Suddenly, Danny remembers, nearby divers Pat Stewart and Archie Jack had resurfaced. They were shouting "cannon, cannon".
"And that was that, myself and Jack Scoltock were not too far from them, it wasn't long before we found a second one," he said.
Fifty years on and the discovery is still hard to fathom.
"To find a Spanish galleon is every diver's dream. It was one of those things that just seemed to happen by accident, it was a snap decision to go into the water there, and there the ship was," Danny said.
The divers retreated to a nearby hotel, to converse as to what to do now. They needed to know the legal position of the find, plan how best to proceed.
They vowed to keep the find secret while they shaped their strategy.
A few weeks after the find, Dr Martin was at a conference in Bristol.
He was a veteran of previous Armada excavations at Blasket Sound off Ireland's south west coast and off the Shetlands' Fair Isle.
This, he said, meant he was known as "the underwater archaeologist who knew about the Armada".
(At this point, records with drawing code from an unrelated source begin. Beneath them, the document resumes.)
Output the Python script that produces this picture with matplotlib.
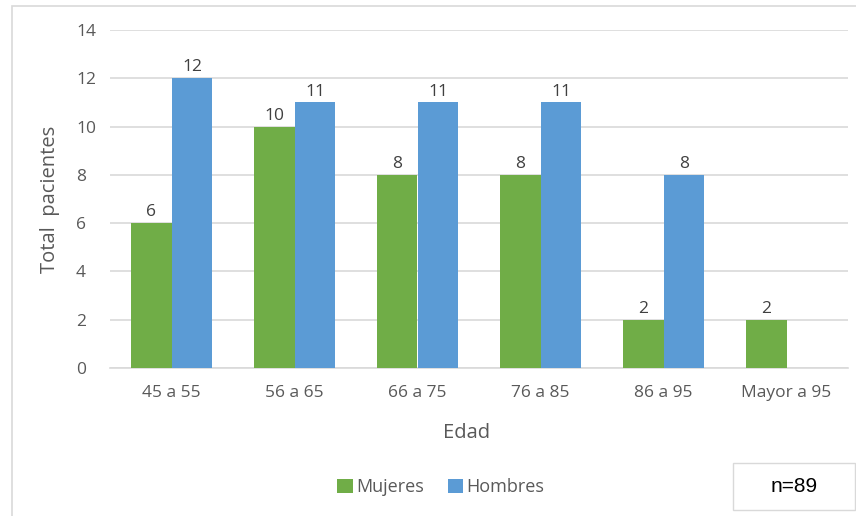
import matplotlib.pyplot as plt
import numpy as np
from matplotlib.patches import Rectangle

# Pacientes por grupo de edad y sexo
grupos = ['45 a 55', '56 a 65', '66 a 75', '76 a 85', '86 a 95', 'Mayor a 95']
mujeres = [6, 10, 8, 8, 2, 2]
hombres = [12, 11, 11, 11, 8, 0]

verde = '#70AD47'
azul = '#5B9BD5'
gris = '#595959'

plt.rcParams['font.family'] = ['Open Sans', 'DejaVu Sans']

fig = plt.figure(figsize=(8.56, 5.16), dpi=100)
ax = fig.add_axes([110 / 856, 1 - 368 / 516, 738 / 856, 338 / 516])

# marco del gráfico
fig.patches.append(Rectangle((12 / 856, -0.01), 850 / 856, 1 - 6 / 516 + 0.01,
                             transform=fig.transFigure, fill=False,
                             edgecolor='#D9D9D9', linewidth=1.2))

x = np.arange(len(grupos))
w = 0.333
b1 = ax.bar(x - w / 2, mujeres, w, color=verde, label='Mujeres', zorder=3)
b2 = ax.bar(x + w / 2, hombres, w, color=azul, label='Hombres', zorder=3)

for barras, vals in ((b1, mujeres), (b2, hombres)):
    for r, v in zip(barras, vals):
        if v == 0:
            continue
        ax.text(r.get_x() + r.get_width() / 2, v + 0.12, str(v),
                ha='center', va='bottom', fontsize=12.5, color='#404040')

ax.set_xlim(-0.5, len(grupos) - 0.5)
ax.set_ylim(0, 14)
ax.set_yticks(range(0, 15, 2))
ax.set_xticks(x)
ax.set_xticklabels(grupos)
ax.tick_params(axis='both', length=0, labelsize=12.5, colors=gris)
ax.tick_params(axis='x', pad=12)
ax.tick_params(axis='y', pad=24.5)
for t in ax.get_yticklabels():
    t.set_horizontalalignment('left')
ax.grid(axis='y', color='#D9D9D9', linewidth=1.2, zorder=0)
for s in ax.spines.values():
    s.set_visible(False)
ax.spines['bottom'].set_visible(True)
ax.spines['bottom'].set_color('#D9D9D9')
ax.spines['bottom'].set_linewidth(1.2)

fig.text(50 / 856, 1 - 199 / 516, 'Total  pacientes', rotation=90,
         ha='center', va='center', fontsize=14.5, color=gris)
fig.text(467 / 856, 1 - 433 / 516, 'Edad', ha='center', va='center',
         fontsize=14.5, color=gris)

leg = fig.legend(handles=[b1, b2], loc='center', bbox_to_anchor=(441 / 856, 1 - 487 / 516),
                 ncol=2, frameon=False, fontsize=13, handlelength=0.85, handleheight=0.85,
                 handletextpad=0.2, columnspacing=1.3)
for t in leg.get_texts():
    t.set_color(gris)

# caja con el tamaño de muestra
fig.patches.append(Rectangle((733 / 856, 1 - 510 / 516), 122 / 856, 47 / 516,
                             transform=fig.transFigure, facecolor='white',
                             edgecolor='#D9D9D9', linewidth=1))
fig.text(794 / 856, 1 - 487 / 516, 'n=89', ha='center', va='center',
         fontsize=15, color='black', family='Liberation Sans')

fig.savefig('out.png', dpi=100)
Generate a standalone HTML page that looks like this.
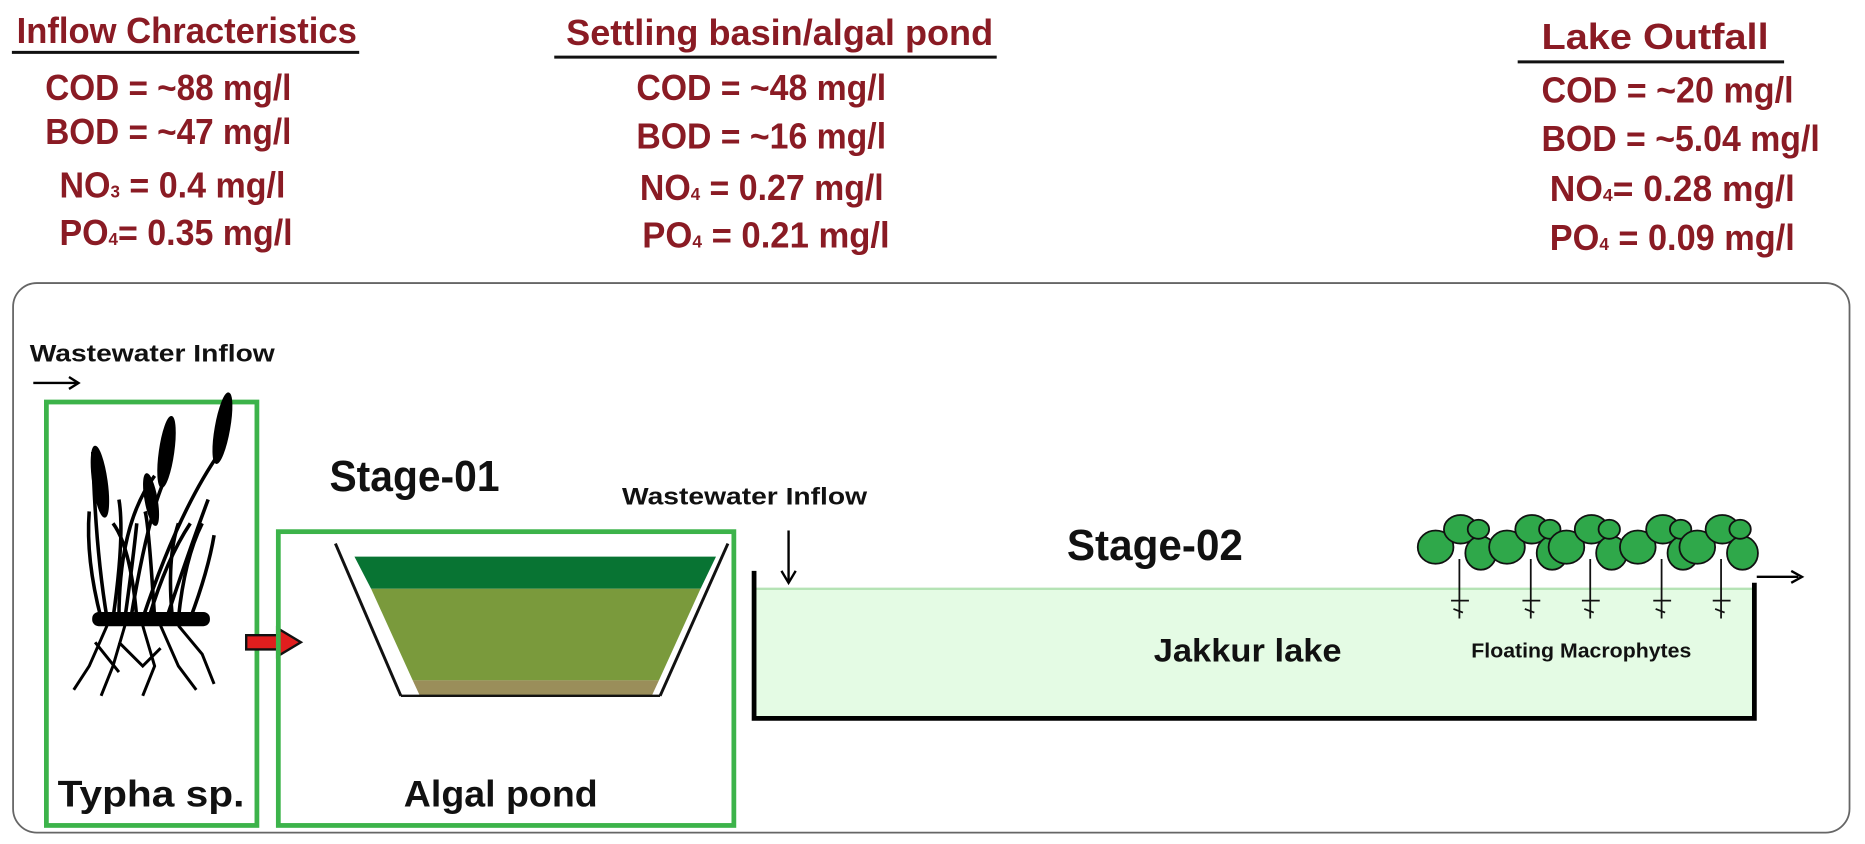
<!DOCTYPE html>
<html><head><meta charset="utf-8"><style>
html,body{margin:0;padding:0;background:#fff;width:1865px;height:844px;overflow:hidden}
svg text{font-family:"Liberation Sans Narrow","Liberation Sans",sans-serif;font-weight:bold}
.r{fill:#8a1b24;font-size:30px}
</style></head><body>
<svg width="1865" height="844" viewBox="0 0 1865 844" xmlns="http://www.w3.org/2000/svg">
<g transform="scale(1.1894)">
<!-- headers -->
<text class="r" x="14" y="36" textLength="286" lengthAdjust="spacingAndGlyphs">Inflow Chracteristics</text>
<line x1="10" y1="44" x2="302" y2="44" stroke="#111" stroke-width="2.5"/>
<text class="r" x="38" y="84" textLength="207" lengthAdjust="spacingAndGlyphs">COD = ~88 mg/l</text>
<text class="r" x="38" y="121" textLength="207" lengthAdjust="spacingAndGlyphs">BOD = ~47 mg/l</text>
<text class="r" x="50" y="166" textLength="190" lengthAdjust="spacingAndGlyphs">NO<tspan font-size="15">3</tspan> =  0.4 mg/l</text>
<text class="r" x="50" y="206" textLength="196" lengthAdjust="spacingAndGlyphs">PO<tspan font-size="15">4</tspan>= 0.35 mg/l</text>

<text class="r" x="476" y="38" textLength="359" lengthAdjust="spacingAndGlyphs">Settling basin/algal pond</text>
<line x1="466" y1="48" x2="838" y2="48" stroke="#111" stroke-width="2.5"/>
<text class="r" x="535" y="84" textLength="210" lengthAdjust="spacingAndGlyphs">COD = ~48 mg/l</text>
<text class="r" x="535" y="125" textLength="210" lengthAdjust="spacingAndGlyphs">BOD = ~16 mg/l</text>
<text class="r" x="538" y="168" textLength="205" lengthAdjust="spacingAndGlyphs">NO<tspan font-size="15">4</tspan> = 0.27 mg/l</text>
<text class="r" x="540" y="208" textLength="208" lengthAdjust="spacingAndGlyphs">PO<tspan font-size="15">4</tspan>  = 0.21 mg/l</text>

<text class="r" x="1296" y="41" textLength="191" lengthAdjust="spacingAndGlyphs">Lake Outfall</text>
<line x1="1276" y1="52" x2="1500" y2="52" stroke="#111" stroke-width="2.5"/>
<text class="r" x="1296" y="86" textLength="212" lengthAdjust="spacingAndGlyphs">COD = ~20 mg/l</text>
<text class="r" x="1296" y="127" textLength="234" lengthAdjust="spacingAndGlyphs">BOD = ~5.04 mg/l</text>
<text class="r" x="1303" y="169" textLength="206" lengthAdjust="spacingAndGlyphs">NO<tspan font-size="15">4</tspan>= 0.28 mg/l</text>
<text class="r" x="1303" y="210" textLength="206" lengthAdjust="spacingAndGlyphs">PO<tspan font-size="15">4</tspan> = 0.09 mg/l</text>

<!-- main box -->
<rect x="11" y="238" width="1544" height="462" rx="20" fill="none" stroke="#666" stroke-width="1.5"/>

<text x="25" y="304" font-size="20" fill="#111" textLength="206" lengthAdjust="spacingAndGlyphs">Wastewater Inflow</text>
<line x1="28" y1="322" x2="64" y2="322" stroke="#000" stroke-width="2"/>
<path d="M58,317 L66,322 L58,327" fill="none" stroke="#000" stroke-width="2"/>

<!-- typha box -->
<rect x="39" y="338" width="177" height="356" fill="none" stroke="#3cb34a" stroke-width="4"/>
<g fill="#000" stroke="#000">
<ellipse cx="84" cy="405" rx="6" ry="30" transform="rotate(-8 84 405)"/>
<ellipse cx="140" cy="380" rx="6" ry="30" transform="rotate(8 140 380)"/>
<ellipse cx="187" cy="360" rx="6" ry="30" transform="rotate(10 187 360)"/>
<ellipse cx="127" cy="420" rx="5" ry="22" transform="rotate(-10 127 420)"/>
<g fill="none" stroke-width="3">
<path d="M90,520 Q80,460 78,380"/><path d="M100,520 Q100,440 130,400"/><path d="M110,520 Q125,430 140,400"/>
<path d="M120,520 Q150,430 185,380"/><path d="M130,520 Q125,440 122,430"/><path d="M140,520 Q160,460 175,420"/>
<path d="M85,520 Q72,470 75,430"/><path d="M150,520 Q155,470 170,440"/><path d="M95,520 Q105,450 100,420"/>
<path d="M115,520 Q110,460 95,440"/><path d="M160,520 Q175,480 180,450"/><path d="M125,520 Q140,470 160,440"/>
<path d="M105,520 Q112,470 115,440"/><path d="M145,520 Q140,470 150,440"/>
</g>
<rect x="78" y="515" width="98" height="11" rx="5"/>
<g fill="none" stroke-width="2.5"><path d="M90,526 L75,560 L62,580"/><path d="M105,526 L95,560 L85,585"/><path d="M120,526 L130,560 L120,585"/><path d="M135,526 L150,560 L165,580"/><path d="M150,526 L170,550 L180,575"/><path d="M100,540 L120,560 L135,545"/><path d="M80,540 L100,565"/></g>
</g>
<text x="127" y="678" font-size="31" text-anchor="middle" fill="#111" textLength="157" lengthAdjust="spacingAndGlyphs">Typha sp.</text>

<!-- red arrow -->
<path d="M207,534 L233,534 L233,528 L253,540 L233,552 L233,546 L207,546 Z" fill="#e01e1e" stroke="#111" stroke-width="2"/>

<text x="277" y="413" font-size="37" fill="#111" textLength="143" lengthAdjust="spacingAndGlyphs">Stage-01</text>

<!-- algal pond -->
<rect x="234" y="447" width="383" height="247" fill="none" stroke="#3cb34a" stroke-width="4"/>
<polygon points="298,468 602,468 589,495 312,495" fill="#087433"/>
<polygon points="312,495 589,495 554,572 347,572" fill="#7a9a3c"/>
<polygon points="347,572 554,572 548,585 353,585" fill="#9a8e5a"/>
<line x1="282" y1="457" x2="337" y2="585" stroke="#111" stroke-width="2.5"/>
<line x1="612" y1="457" x2="555" y2="585" stroke="#111" stroke-width="2.5"/>
<line x1="337" y1="585" x2="555" y2="585" stroke="#111" stroke-width="2"/>
<text x="421" y="678" font-size="31" text-anchor="middle" fill="#111" textLength="163" lengthAdjust="spacingAndGlyphs">Algal pond</text>

<!-- lake -->
<text x="523" y="424" font-size="20" fill="#111" textLength="206" lengthAdjust="spacingAndGlyphs">Wastewater Inflow</text>
<line x1="663" y1="446" x2="663" y2="488" stroke="#000" stroke-width="2"/>
<path d="M657,480 L663,490 L669,480" fill="none" stroke="#000" stroke-width="2"/>
<rect x="635" y="495" width="838" height="108" fill="#e4fbe4"/>
<line x1="635" y1="495" x2="1473" y2="495" stroke="#b5e3b5" stroke-width="2"/>
<path d="M634,480 L634,604 L1475,604 L1475,490" fill="none" stroke="#000" stroke-width="4"/>
<line x1="1477" y1="485" x2="1512" y2="485" stroke="#000" stroke-width="2"/>
<path d="M1506,480 L1515,485 L1506,490" fill="none" stroke="#000" stroke-width="2"/>

<text x="897" y="471" font-size="37" fill="#111" textLength="148" lengthAdjust="spacingAndGlyphs">Stage-02</text>
<text x="970" y="556" font-size="27" fill="#111" textLength="158" lengthAdjust="spacingAndGlyphs">Jakkur lake</text>
<text x="1237" y="553" font-size="17" fill="#111" textLength="185" lengthAdjust="spacingAndGlyphs">Floating Macrophytes</text>

<!-- plants -->
<g id="pl" stroke="#111" stroke-width="1.5" fill="#2fa84a">
<ellipse cx="1207" cy="460" rx="15" ry="14"/>
<ellipse cx="1228" cy="445" rx="14" ry="12"/>
<ellipse cx="1245" cy="465" rx="13" ry="14"/>
<ellipse cx="1243" cy="445" rx="9" ry="8"/>
<line x1="1227" y1="470" x2="1227" y2="520" fill="none"/>
<path d="M1220,505 L1235,505 M1222,512 L1230,515" fill="none"/>
</g>
<use href="#pl" x="60"/>
<use href="#pl" x="110"/>
<use href="#pl" x="170"/>
<use href="#pl" x="220"/>
</g>
</svg>
</body></html>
The Derry divers, determined to have their find documented had contacted the BBC. A team of documentary makers were keen.
"I was at this conference, as were two of the producers. They'd been approached by the Derry divers, who wanted to raise these guns and were sending a film crew.
"They asked if I would come along, and they asked if could I operate an underwater cine camera."
With only limited filming experience, Dr Martin felt compelled to expand upon the truth.
"I told them I could, I was desperate to do it, I had only ever done a tiny bit of very amateur filming."
Within days he was in the water off Kinnagoe, camera in hand, staring at a 16th century Spanish cannon.
"There in front of me was the (coat of) arms of Philip II, in prime condition, crisp and new, and I knew I was seeing the reality of the Armada itself."
The footage he captured now plays in Derry's Tower Museum as part of the Armada exhibition. Many of the conserved items from the ship are on display there and at the Ulster Museum.
'One of those peculiarities'
Few people are as well versed in the story of La Trinidad Valencera as Dave Atherton.
He joined the City of Derry Sub Aqua Club shortly after the discovery, diving the site until excavation stopped in 1983.
While not as well known as the Girona - an Armada ship that floundered off the coast of County Antrim - the significance of La Trinidad Valencera cannot be underestimated, he told BBC Radio Ulster's Your Place And Mine programme.
"It is one of those peculiarities that the Girona yielded immense treasure, lots of coins, gold and silver and jewellery.
"La Trinidad Valencera however, because she was wrecked on a clean sandy bottom saw an awful lot of delicate organic material preserved, wood, leather, textiles, ceramics.
"There's been many scientific, academic publications written about the material from La Trinidad Valencera but there's almost nothing, so far as I am aware, on the Girona. It is archaeologically barren."
Dave said he has spoken to "one or two of the surviving divers" ahead of the discovery's 50th anniversary.
"They are all saying 'Fifty years? its only like yesterday'," he said.
For two years, while staying with a local family close to the site, Dr Martin dived every day, joined at the weekends by the City of Derry divers.
Without them, "none of this would have happened".
"The Derry boys," Dr Martin added, always "went about things the right way. Throughout the project they always did everything right."
Roisin Doherty, curator at the Tower Museum - home to an Armada exhibition- said the dive team "are an integral part of this story".
"The team were determined to carry out the excavation with very few resources and at their own personal risk and it's thanks to them that we have this snapshot of history to share with people today".
The museum's 'An Armada Shipwreck- La Trinidad Valencera' exhibition has been digitised to mark 50 years since the ship was discovered and is available online, external from 20 February.